How rarely do teams pull off this dubious double against Boston?

Well, the C’s have played 304 games since KG and Ray Allen arrived in Boston. In a totally unscientific data dive, I decided to see how often in those 304 games a Boston opponent has hit at least 48 percent from the floor and collected 10 or more offensive rebounds.

Here’s what I found:

It has happened 17 times in the regular season, according to Basketball-Reference. Boston’s record: 5-12

And it has happened seven times in the playoffs. Boston’s record: 1-6.

So that’s 24 games out of 304—or about 8 percent of all Celtics games over the last three seasons. And as you can see, Boston is now 6-18 in those 24 games.

The Los Angeles Lakers accomplished something unusual last night in decimating Boston’s defense with their shooting and their rebounding, with much of the latter built on aggressive dribble penetration from Kobe, Jordan Farmar and others.

Some other nuggets:

• The Basketball-Reference data shows how sharply Boston’s defense declined during the 2010 regular season. Of those 17 games mentioned above, 10 happened in the 2009-10 season, meaning opponents did the 48 percent/10 offensive rebound thing in just seven games combined over the prior two regular seasons.

• Before the series, Brian Robb highlighted the fact that the Lakers held opponents to 32.8 percent shooting on threes this season, the lowest mark in the league. The Suns, the most accurate three-point shooting team in the NBA, shot almost exactly 33 percent in six games against LA’s defense in the Western Conference Finals.

The C’s, meanwhile, had been hitting their threes coming into this series. They hit 41 percent against the Magic and 38.4 percent overall for the playoffs—the best mark of all post-season teams.

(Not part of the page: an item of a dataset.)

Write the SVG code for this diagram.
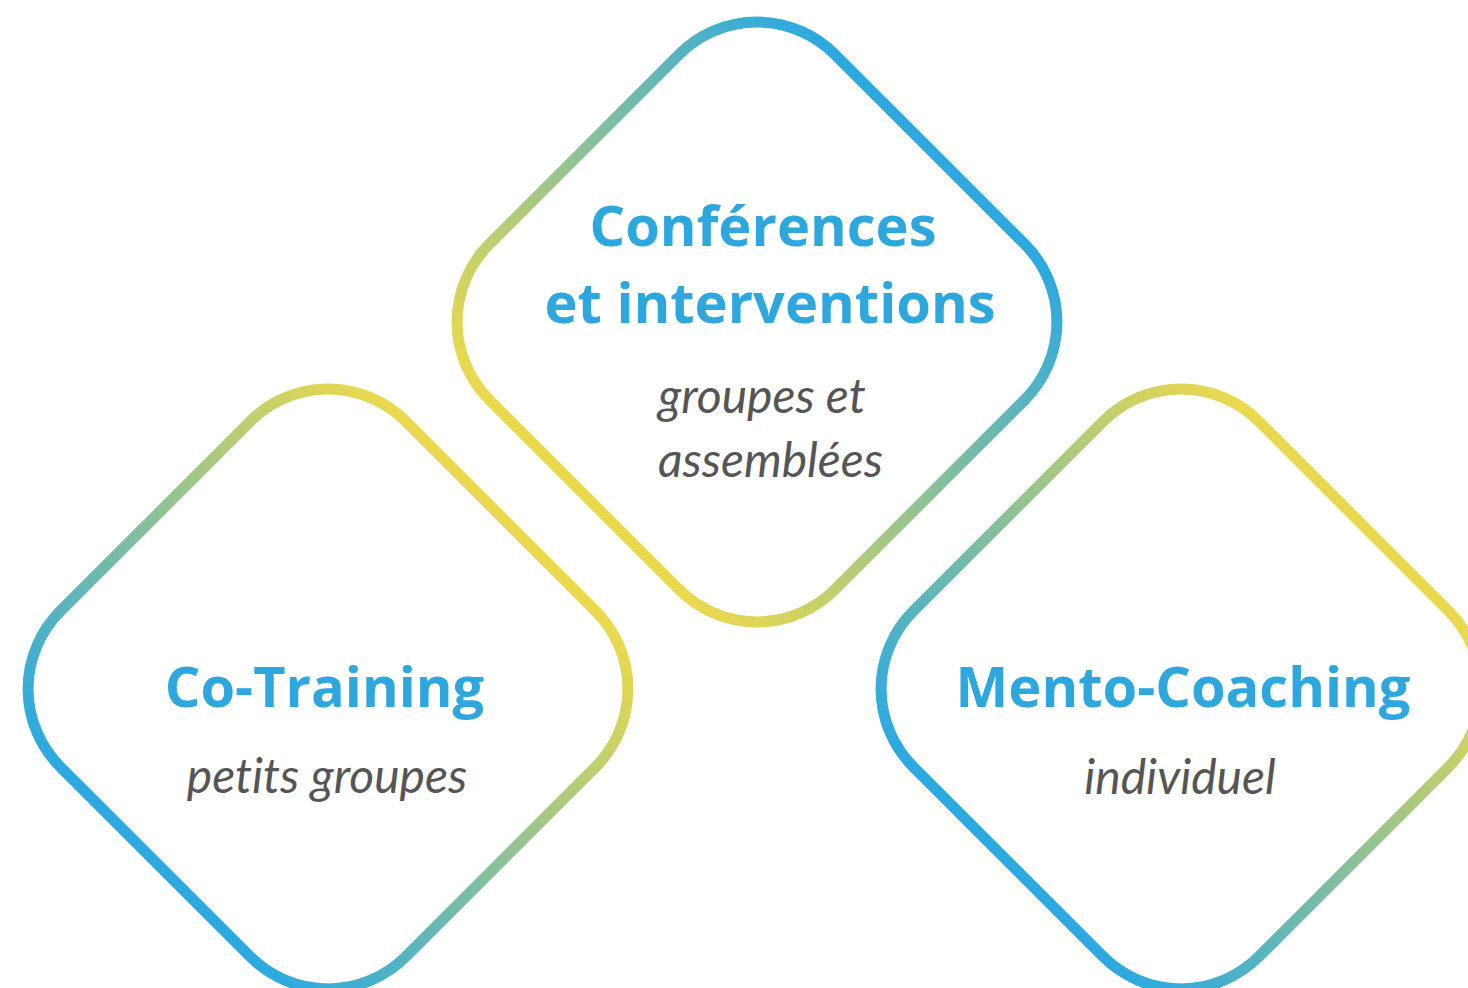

The three-point battle would clearly be a crucial battleground in the Finals, and the Lakers won it emphatically in Game 1; Boston hit just 1-of-10 from three.

How unusual is that?

In those same 304 games since the KG and Ray trades, Boston has it 0 or 1 three-pointers in seven regular-season games and five post-season games, according to Basketball-Reference. That’s 12 total games, which represents just 2.3 percent of all Boston games over the last three seasons.

Again: Some very unusual things happened in Game 1. In order for Boston to get back in this series, all of these trends are going to have swing back to the mean—and well beyond it.